Question: Consider the following two probability distributions of expected future returns for stocks A and B: Probability Return Stock A Stock B (%) (%) 0.1 -7.5%
Consider the following two probability distributions of expected future returns for stocks A and B:
| Probability | Return | |
|---|---|---|
| Stock A | Stock B | |
| (%) | (%) | |
| 0.1 | -7.5% | -26.25% |
| 0.2 | 1.5 | 0 |
| 0.4 | 9 | 15 |
| 0.2 | 15 | 18.75 |
| 0.1 | 28.5 | 33.75 |
Suppose you know that the expected rate of return for stock A is 9% and would like to calculate the expected return for stock B.
The expected rate of return for stock B is approximately ________ %.

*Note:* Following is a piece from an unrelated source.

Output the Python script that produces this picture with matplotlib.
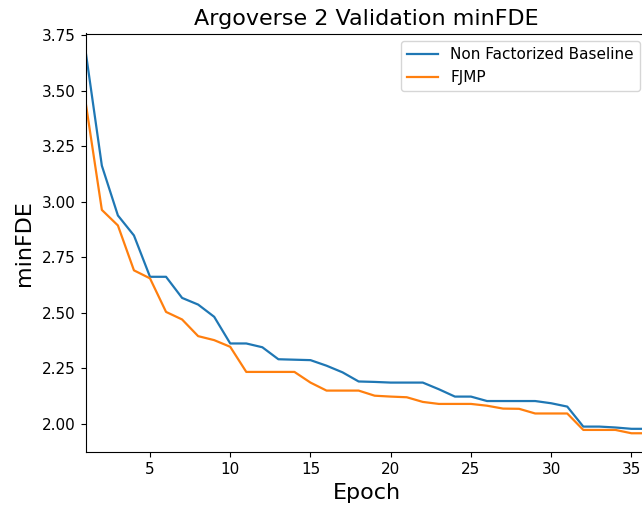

Suppose you know that the standard deviation of expected returns for stock B is 15.2602% and would like to calculate the standard deviation of expected returns for stock A.
Hint: Recall that the expected rate of return for stock A is 9%.
The variance of the expected returns for stock A is approximately ____% while the standard deviation of expected returns for stock A is approximately _____ %.
Using your calculations in the previous parts of the problem, the coefficient of variation of stock B is approximately ____ .
True or False: Investors will always view the stock with a lower coefficient of variation as a safer choice when compared to a stock with a higher coefficient of variation.